• WHAT IS EXPECTED: Transcribe all of the material exactly. Any picture in it should be left out.
——————
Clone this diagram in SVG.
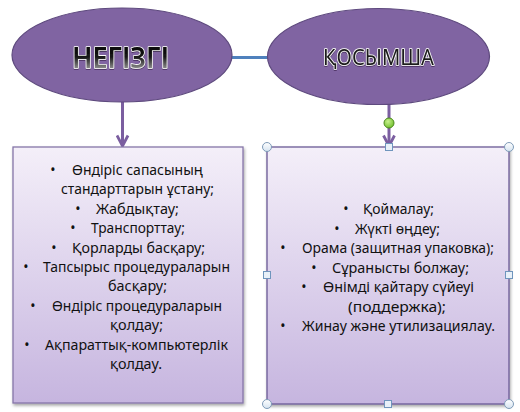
<svg xmlns="http://www.w3.org/2000/svg" width="520" height="412" viewBox="0 0 520 412">
<defs>
<style>
.ell{fill:#8064a2;stroke:#5e4a7e;stroke-width:1.2}
.box{stroke-width:1.3}
.t{font-family:"Noto Sans","DejaVu Sans",sans-serif;font-size:14.5px;fill:#111}
.b{font-family:"Noto Sans","DejaVu Sans",sans-serif;font-size:14px;fill:#111;text-anchor:middle}
.title{font-family:"Noto Sans","DejaVu Sans",sans-serif;stroke:#ffffff;stroke-width:1.6;paint-order:stroke fill;stroke-linejoin:round}
.conn{fill:none;stroke:#7b5ea0;stroke-width:3}
.hc{fill:url(#hg);stroke:#7f9bb8;stroke-width:1}
.hs{fill:#e8f0f8;stroke:#6f95bd;stroke-width:1}
</style>
<linearGradient id="bg" x1="0" y1="0" x2="0" y2="1">
<stop offset="0" stop-color="#f4eff9"/>
<stop offset="1" stop-color="#c6b5df"/>
</linearGradient>
<linearGradient id="tg" x1="0" y1="0" x2="0" y2="1">
<stop offset="0" stop-color="#000"/>
<stop offset="0.5" stop-color="#141414"/>
<stop offset="1" stop-color="#d8d8d8"/>
</linearGradient>
<linearGradient id="hg" x1="0" y1="0" x2="0" y2="1">
<stop offset="0" stop-color="#ffffff"/>
<stop offset="1" stop-color="#d5e3f0"/>
</linearGradient>
<radialGradient id="gg" cx="0.4" cy="0.35" r="0.7">
<stop offset="0" stop-color="#c8f08e"/>
<stop offset="1" stop-color="#6cbd28"/>
</radialGradient>
<filter id="sh" x="-5%" y="-5%" width="112%" height="112%">
<feDropShadow dx="1" dy="2" stdDeviation="1.5" flood-color="#000" flood-opacity="0.35"/>
</filter>
<filter id="ts" x="-10%" y="-20%" width="120%" height="150%">
<feDropShadow dx="0" dy="0.6" stdDeviation="0.7" flood-color="#1a1026" flood-opacity="0.9"/>
</filter>
<marker id="arr" viewBox="0 0 14 14" refX="12" refY="7" markerWidth="14" markerHeight="14" markerUnits="userSpaceOnUse" orient="auto">
<path d="M1.5,1.5 L12,7 L1.5,12.5" fill="none" stroke="#7b5ea0" stroke-width="2.8"/>
</marker>
</defs>

<g id="connectors">
<line x1="231" y1="57.5" x2="268" y2="57.5" stroke="#4f81bd" stroke-width="3"/>
<line class="conn" x1="122.5" y1="102" x2="122.5" y2="146" marker-end="url(#arr)"/>
<line class="conn" x1="389" y1="104" x2="389" y2="146" marker-end="url(#arr)"/>
</g>

<g id="node-negizgi">
<ellipse class="ell" cx="122" cy="55" rx="110" ry="47"/>
<text class="title" x="72" y="68" font-size="29" font-weight="600" textLength="97" lengthAdjust="spacingAndGlyphs" fill="url(#tg)" filter="url(#ts)">НЕГІЗГІ</text>
</g>

<g id="node-kosymsha">
<ellipse class="ell" cx="378.5" cy="56.5" rx="111" ry="48"/>
<text class="title" x="323" y="65" font-size="21" textLength="111" lengthAdjust="spacingAndGlyphs" fill="#1e1e1e" filter="url(#ts)">ҚОСЫМША</text>
</g>

<g id="node-left-list">
<rect class="box" x="13" y="147" width="230" height="256" fill="url(#bg)" stroke="#8676a8" filter="url(#sh)"/>
<text class="b" x="53" y="175">•</text>
<text class="t" x="72" y="175" textLength="131" lengthAdjust="spacingAndGlyphs">Өндіріс сапасының</text>
<text class="t" x="61" y="194.4" textLength="153" lengthAdjust="spacingAndGlyphs">стандарттарын ұстану;</text>
<text class="b" x="78" y="213.8">•</text>
<text class="t" x="96" y="213.8" textLength="83" lengthAdjust="spacingAndGlyphs">Жабдықтау;</text>
<text class="b" x="73" y="233.2">•</text>
<text class="t" x="91" y="233.2" textLength="94" lengthAdjust="spacingAndGlyphs">Транспорттау;</text>
<text class="b" x="54" y="252.6">•</text>
<text class="t" x="72" y="252.6" textLength="133" lengthAdjust="spacingAndGlyphs">Қорларды басқару;</text>
<text class="b" x="26" y="272">•</text>
<text class="t" x="43" y="272" textLength="187" lengthAdjust="spacingAndGlyphs">Тапсырыс процедураларын</text>
<text class="t" x="108" y="291.4" textLength="59" lengthAdjust="spacingAndGlyphs">басқару;</text>
<text class="b" x="33" y="310.8">•</text>
<text class="t" x="52" y="310.8" textLength="170" lengthAdjust="spacingAndGlyphs">Өндіріс процедураларын</text>
<text class="t" x="110" y="330.2" textLength="53" lengthAdjust="spacingAndGlyphs">қолдау;</text>
<text class="b" x="27" y="349.6">•</text>
<text class="t" x="45" y="349.6" textLength="183" lengthAdjust="spacingAndGlyphs">Ақпараттық-компьютерлік</text>
<text class="t" x="110" y="369" textLength="52" lengthAdjust="spacingAndGlyphs">қолдау.</text>
</g>

<g id="node-right-list">
<rect class="box" x="267" y="147" width="242" height="257" fill="url(#bg)" stroke="#6a5a96" filter="url(#sh)"/>
<text class="b" x="346" y="214">•</text>
<text class="t" x="363" y="214" textLength="71" lengthAdjust="spacingAndGlyphs">Қоймалау;</text>
<text class="b" x="337" y="233.5">•</text>
<text class="t" x="355" y="233.5" textLength="85" lengthAdjust="spacingAndGlyphs">Жүкті өңдеу;</text>
<text class="b" x="283" y="253">•</text>
<text class="t" x="302" y="253" textLength="192" lengthAdjust="spacingAndGlyphs">Орама (защитная упаковка);</text>
<text class="b" x="314" y="272.5">•</text>
<text class="t" x="332" y="272.5" textLength="137" lengthAdjust="spacingAndGlyphs">Сұранысты болжау;</text>
<text class="b" x="304" y="292">•</text>
<text class="t" x="323" y="292" textLength="151" lengthAdjust="spacingAndGlyphs">Өнімді қайтару сүйеуі</text>
<text class="t" x="348" y="311.5" textLength="98" lengthAdjust="spacingAndGlyphs">(поддержка);</text>
<text class="b" x="283" y="331">•</text>
<text class="t" x="302" y="331" textLength="193" lengthAdjust="spacingAndGlyphs">Жинау және утилизациялау.</text>
</g>

<g id="selection-handles">
<circle cx="389" cy="123" r="5" fill="url(#gg)" stroke="#4d8a1e" stroke-width="1"/>
<rect class="hs" x="385.5" y="143.5" width="7" height="7"/>
<rect class="hs" x="263.5" y="271.5" width="7" height="7"/>
<rect class="hs" x="505.5" y="271.5" width="7" height="7"/>
<rect class="hs" x="384.5" y="400.5" width="7" height="7"/>
<circle class="hc" cx="267" cy="147" r="4.5"/>
<circle class="hc" cx="509" cy="147" r="4.5"/>
<circle class="hc" cx="267" cy="404" r="4.5"/>
<circle class="hc" cx="509" cy="404" r="4.5"/>
</g>
</svg>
——————
• TASK OUTPUT:
Clone this diagram in SVG.
<svg xmlns="http://www.w3.org/2000/svg" width="520" height="412" viewBox="0 0 520 412">
<defs>
<style>
.ell{fill:#8064a2;stroke:#5e4a7e;stroke-width:1.2}
.box{stroke-width:1.3}
.t{font-family:"Noto Sans","DejaVu Sans",sans-serif;font-size:14.5px;fill:#111}
.b{font-family:"Noto Sans","DejaVu Sans",sans-serif;font-size:14px;fill:#111;text-anchor:middle}
.title{font-family:"Noto Sans","DejaVu Sans",sans-serif;stroke:#ffffff;stroke-width:1.6;paint-order:stroke fill;stroke-linejoin:round}
.conn{fill:none;stroke:#7b5ea0;stroke-width:3}
.hc{fill:url(#hg);stroke:#7f9bb8;stroke-width:1}
.hs{fill:#e8f0f8;stroke:#6f95bd;stroke-width:1}
</style>
<linearGradient id="bg" x1="0" y1="0" x2="0" y2="1">
<stop offset="0" stop-color="#f4eff9"/>
<stop offset="1" stop-color="#c6b5df"/>
</linearGradient>
<linearGradient id="tg" x1="0" y1="0" x2="0" y2="1">
<stop offset="0" stop-color="#000"/>
<stop offset="0.5" stop-color="#141414"/>
<stop offset="1" stop-color="#d8d8d8"/>
</linearGradient>
<linearGradient id="hg" x1="0" y1="0" x2="0" y2="1">
<stop offset="0" stop-color="#ffffff"/>
<stop offset="1" stop-color="#d5e3f0"/>
</linearGradient>
<radialGradient id="gg" cx="0.4" cy="0.35" r="0.7">
<stop offset="0" stop-color="#c8f08e"/>
<stop offset="1" stop-color="#6cbd28"/>
</radialGradient>
<filter id="sh" x="-5%" y="-5%" width="112%" height="112%">
<feDropShadow dx="1" dy="2" stdDeviation="1.5" flood-color="#000" flood-opacity="0.35"/>
</filter>
<filter id="ts" x="-10%" y="-20%" width="120%" height="150%">
<feDropShadow dx="0" dy="0.6" stdDeviation="0.7" flood-color="#1a1026" flood-opacity="0.9"/>
</filter>
<marker id="arr" viewBox="0 0 14 14" refX="12" refY="7" markerWidth="14" markerHeight="14" markerUnits="userSpaceOnUse" orient="auto">
<path d="M1.5,1.5 L12,7 L1.5,12.5" fill="none" stroke="#7b5ea0" stroke-width="2.8"/>
</marker>
</defs>

<g id="connectors">
<line x1="231" y1="57.5" x2="268" y2="57.5" stroke="#4f81bd" stroke-width="3"/>
<line class="conn" x1="122.5" y1="102" x2="122.5" y2="146" marker-end="url(#arr)"/>
<line class="conn" x1="389" y1="104" x2="389" y2="146" marker-end="url(#arr)"/>
</g>

<g id="node-negizgi">
<ellipse class="ell" cx="122" cy="55" rx="110" ry="47"/>
<text class="title" x="72" y="68" font-size="29" font-weight="600" textLength="97" lengthAdjust="spacingAndGlyphs" fill="url(#tg)" filter="url(#ts)">НЕГІЗГІ</text>
</g>

<g id="node-kosymsha">
<ellipse class="ell" cx="378.5" cy="56.5" rx="111" ry="48"/>
<text class="title" x="323" y="65" font-size="21" textLength="111" lengthAdjust="spacingAndGlyphs" fill="#1e1e1e" filter="url(#ts)">ҚОСЫМША</text>
</g>

<g id="node-left-list">
<rect class="box" x="13" y="147" width="230" height="256" fill="url(#bg)" stroke="#8676a8" filter="url(#sh)"/>
<text class="b" x="53" y="175">•</text>
<text class="t" x="72" y="175" textLength="131" lengthAdjust="spacingAndGlyphs">Өндіріс сапасының</text>
<text class="t" x="61" y="194.4" textLength="153" lengthAdjust="spacingAndGlyphs">стандарттарын ұстану;</text>
<text class="b" x="78" y="213.8">•</text>
<text class="t" x="96" y="213.8" textLength="83" lengthAdjust="spacingAndGlyphs">Жабдықтау;</text>
<text class="b" x="73" y="233.2">•</text>
<text class="t" x="91" y="233.2" textLength="94" lengthAdjust="spacingAndGlyphs">Транспорттау;</text>
<text class="b" x="54" y="252.6">•</text>
<text class="t" x="72" y="252.6" textLength="133" lengthAdjust="spacingAndGlyphs">Қорларды басқару;</text>
<text class="b" x="26" y="272">•</text>
<text class="t" x="43" y="272" textLength="187" lengthAdjust="spacingAndGlyphs">Тапсырыс процедураларын</text>
<text class="t" x="108" y="291.4" textLength="59" lengthAdjust="spacingAndGlyphs">басқару;</text>
<text class="b" x="33" y="310.8">•</text>
<text class="t" x="52" y="310.8" textLength="170" lengthAdjust="spacingAndGlyphs">Өндіріс процедураларын</text>
<text class="t" x="110" y="330.2" textLength="53" lengthAdjust="spacingAndGlyphs">қолдау;</text>
<text class="b" x="27" y="349.6">•</text>
<text class="t" x="45" y="349.6" textLength="183" lengthAdjust="spacingAndGlyphs">Ақпараттық-компьютерлік</text>
<text class="t" x="110" y="369" textLength="52" lengthAdjust="spacingAndGlyphs">қолдау.</text>
</g>

<g id="node-right-list">
<rect class="box" x="267" y="147" width="242" height="257" fill="url(#bg)" stroke="#6a5a96" filter="url(#sh)"/>
<text class="b" x="346" y="214">•</text>
<text class="t" x="363" y="214" textLength="71" lengthAdjust="spacingAndGlyphs">Қоймалау;</text>
<text class="b" x="337" y="233.5">•</text>
<text class="t" x="355" y="233.5" textLength="85" lengthAdjust="spacingAndGlyphs">Жүкті өңдеу;</text>
<text class="b" x="283" y="253">•</text>
<text class="t" x="302" y="253" textLength="192" lengthAdjust="spacingAndGlyphs">Орама (защитная упаковка);</text>
<text class="b" x="314" y="272.5">•</text>
<text class="t" x="332" y="272.5" textLength="137" lengthAdjust="spacingAndGlyphs">Сұранысты болжау;</text>
<text class="b" x="304" y="292">•</text>
<text class="t" x="323" y="292" textLength="151" lengthAdjust="spacingAndGlyphs">Өнімді қайтару сүйеуі</text>
<text class="t" x="348" y="311.5" textLength="98" lengthAdjust="spacingAndGlyphs">(поддержка);</text>
<text class="b" x="283" y="331">•</text>
<text class="t" x="302" y="331" textLength="193" lengthAdjust="spacingAndGlyphs">Жинау және утилизациялау.</text>
</g>

<g id="selection-handles">
<circle cx="389" cy="123" r="5" fill="url(#gg)" stroke="#4d8a1e" stroke-width="1"/>
<rect class="hs" x="385.5" y="143.5" width="7" height="7"/>
<rect class="hs" x="263.5" y="271.5" width="7" height="7"/>
<rect class="hs" x="505.5" y="271.5" width="7" height="7"/>
<rect class="hs" x="384.5" y="400.5" width="7" height="7"/>
<circle class="hc" cx="267" cy="147" r="4.5"/>
<circle class="hc" cx="509" cy="147" r="4.5"/>
<circle class="hc" cx="267" cy="404" r="4.5"/>
<circle class="hc" cx="509" cy="404" r="4.5"/>
</g>
</svg>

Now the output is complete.